Written request:
Scan the records below for lines with the word "code", then state how many you find and nothing else.

START Exercise materials

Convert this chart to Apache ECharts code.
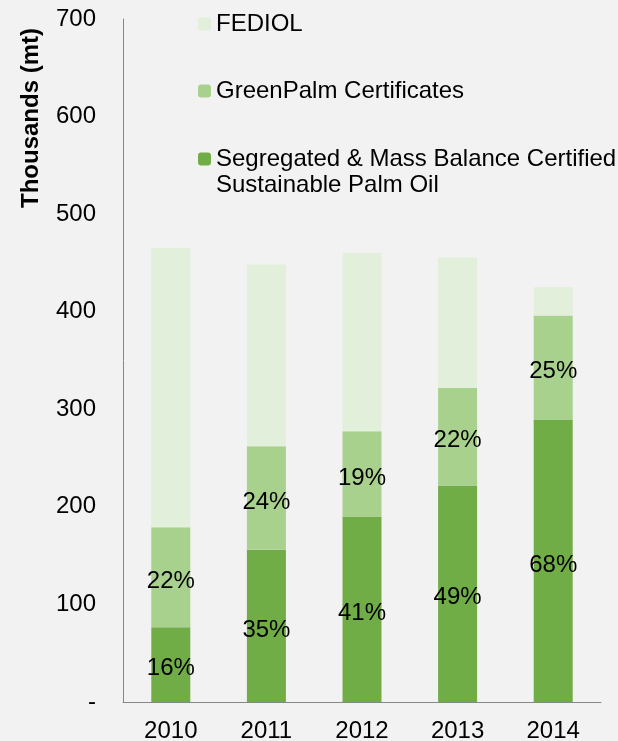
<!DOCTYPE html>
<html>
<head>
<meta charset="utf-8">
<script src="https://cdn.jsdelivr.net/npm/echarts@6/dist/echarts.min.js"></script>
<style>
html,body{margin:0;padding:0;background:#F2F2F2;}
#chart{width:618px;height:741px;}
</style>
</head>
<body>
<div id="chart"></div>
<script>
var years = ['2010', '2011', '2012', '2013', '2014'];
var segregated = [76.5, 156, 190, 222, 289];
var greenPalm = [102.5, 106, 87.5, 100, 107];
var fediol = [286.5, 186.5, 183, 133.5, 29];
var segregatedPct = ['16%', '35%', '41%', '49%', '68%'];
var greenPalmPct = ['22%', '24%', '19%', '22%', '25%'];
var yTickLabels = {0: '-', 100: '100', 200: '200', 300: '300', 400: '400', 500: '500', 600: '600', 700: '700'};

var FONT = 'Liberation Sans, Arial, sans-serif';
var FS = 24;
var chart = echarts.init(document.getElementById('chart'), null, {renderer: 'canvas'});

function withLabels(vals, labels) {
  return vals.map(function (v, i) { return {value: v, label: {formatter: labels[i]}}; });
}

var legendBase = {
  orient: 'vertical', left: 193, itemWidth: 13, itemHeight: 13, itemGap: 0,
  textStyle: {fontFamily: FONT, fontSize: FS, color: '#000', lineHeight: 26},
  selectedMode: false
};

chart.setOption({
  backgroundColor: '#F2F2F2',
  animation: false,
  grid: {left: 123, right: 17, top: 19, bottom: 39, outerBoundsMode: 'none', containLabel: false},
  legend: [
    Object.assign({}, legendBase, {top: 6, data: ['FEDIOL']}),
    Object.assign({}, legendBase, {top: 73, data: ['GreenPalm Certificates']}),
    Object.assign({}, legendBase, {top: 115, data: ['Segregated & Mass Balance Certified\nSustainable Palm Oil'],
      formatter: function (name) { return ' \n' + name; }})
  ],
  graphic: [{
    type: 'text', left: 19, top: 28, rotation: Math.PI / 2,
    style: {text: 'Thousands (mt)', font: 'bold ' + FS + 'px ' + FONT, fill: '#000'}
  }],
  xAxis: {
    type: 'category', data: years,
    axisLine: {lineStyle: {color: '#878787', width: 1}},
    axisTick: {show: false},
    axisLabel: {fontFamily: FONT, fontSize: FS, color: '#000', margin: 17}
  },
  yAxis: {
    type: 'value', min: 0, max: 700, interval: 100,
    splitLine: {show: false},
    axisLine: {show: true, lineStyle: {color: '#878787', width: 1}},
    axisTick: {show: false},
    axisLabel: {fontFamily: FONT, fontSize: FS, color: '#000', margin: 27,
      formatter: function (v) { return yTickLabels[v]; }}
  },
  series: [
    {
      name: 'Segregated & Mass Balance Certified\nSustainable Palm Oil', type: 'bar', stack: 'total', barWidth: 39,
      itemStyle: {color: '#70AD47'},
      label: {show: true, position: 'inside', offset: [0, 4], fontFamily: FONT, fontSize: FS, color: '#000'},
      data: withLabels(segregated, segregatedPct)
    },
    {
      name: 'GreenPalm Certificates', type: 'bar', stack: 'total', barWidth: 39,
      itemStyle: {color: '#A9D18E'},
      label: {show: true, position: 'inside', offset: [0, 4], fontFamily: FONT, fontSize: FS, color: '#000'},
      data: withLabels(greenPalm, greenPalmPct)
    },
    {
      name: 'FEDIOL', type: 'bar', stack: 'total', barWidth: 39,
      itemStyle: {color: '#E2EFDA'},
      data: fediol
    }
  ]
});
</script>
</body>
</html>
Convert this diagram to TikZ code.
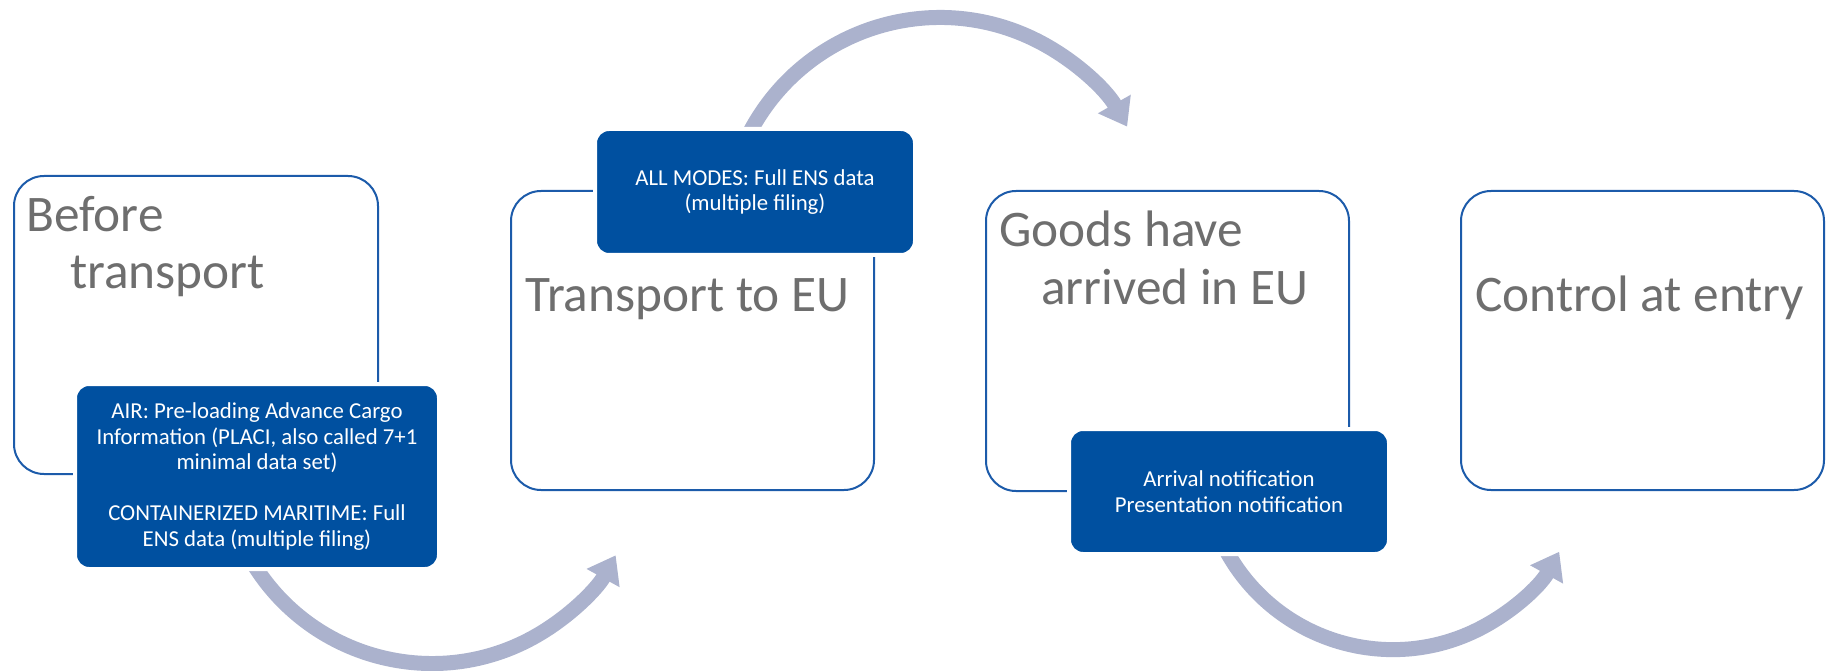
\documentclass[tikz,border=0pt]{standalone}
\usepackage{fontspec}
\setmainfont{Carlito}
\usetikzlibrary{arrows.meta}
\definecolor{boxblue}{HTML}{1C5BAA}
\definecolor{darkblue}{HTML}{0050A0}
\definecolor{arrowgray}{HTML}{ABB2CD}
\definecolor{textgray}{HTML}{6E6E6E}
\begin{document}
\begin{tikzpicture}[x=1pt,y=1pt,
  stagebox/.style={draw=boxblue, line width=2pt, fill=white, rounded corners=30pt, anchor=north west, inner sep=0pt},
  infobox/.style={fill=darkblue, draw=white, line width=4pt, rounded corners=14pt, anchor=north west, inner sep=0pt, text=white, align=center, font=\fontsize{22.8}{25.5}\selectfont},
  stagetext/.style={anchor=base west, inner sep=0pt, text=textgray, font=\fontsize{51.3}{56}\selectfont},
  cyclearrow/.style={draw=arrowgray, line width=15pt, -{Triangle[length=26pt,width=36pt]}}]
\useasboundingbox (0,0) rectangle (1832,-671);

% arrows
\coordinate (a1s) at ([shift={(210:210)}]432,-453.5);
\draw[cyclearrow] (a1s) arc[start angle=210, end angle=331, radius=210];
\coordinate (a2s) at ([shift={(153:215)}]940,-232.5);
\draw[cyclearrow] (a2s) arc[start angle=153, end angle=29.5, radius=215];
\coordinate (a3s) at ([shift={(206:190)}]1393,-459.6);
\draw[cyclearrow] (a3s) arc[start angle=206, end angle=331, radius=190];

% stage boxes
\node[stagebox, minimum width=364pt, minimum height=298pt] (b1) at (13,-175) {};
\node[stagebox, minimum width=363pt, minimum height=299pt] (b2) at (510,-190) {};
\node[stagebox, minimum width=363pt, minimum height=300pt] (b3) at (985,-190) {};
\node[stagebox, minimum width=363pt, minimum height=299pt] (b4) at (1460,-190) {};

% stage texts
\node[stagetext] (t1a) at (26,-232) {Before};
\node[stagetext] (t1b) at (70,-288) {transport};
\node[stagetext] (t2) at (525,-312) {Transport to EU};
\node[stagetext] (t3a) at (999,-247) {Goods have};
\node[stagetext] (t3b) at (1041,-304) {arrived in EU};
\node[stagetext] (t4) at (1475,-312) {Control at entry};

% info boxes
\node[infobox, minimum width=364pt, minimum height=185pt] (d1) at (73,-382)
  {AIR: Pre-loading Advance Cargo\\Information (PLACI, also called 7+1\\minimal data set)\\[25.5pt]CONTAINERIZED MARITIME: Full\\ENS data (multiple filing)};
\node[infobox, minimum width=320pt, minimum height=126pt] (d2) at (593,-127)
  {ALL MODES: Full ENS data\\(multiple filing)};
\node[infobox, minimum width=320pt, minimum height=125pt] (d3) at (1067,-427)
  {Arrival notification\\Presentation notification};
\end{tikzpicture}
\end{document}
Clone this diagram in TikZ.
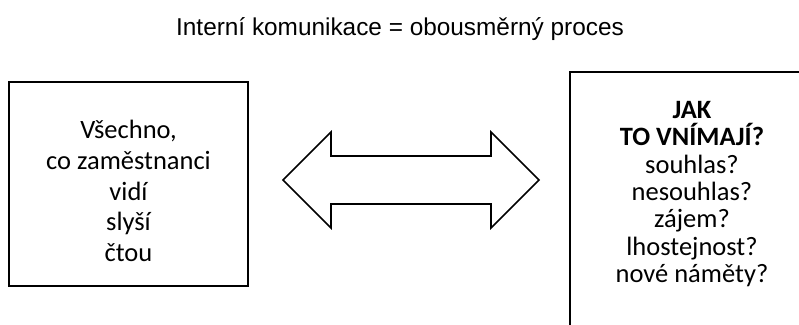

END Exercise materials

Written answer:
2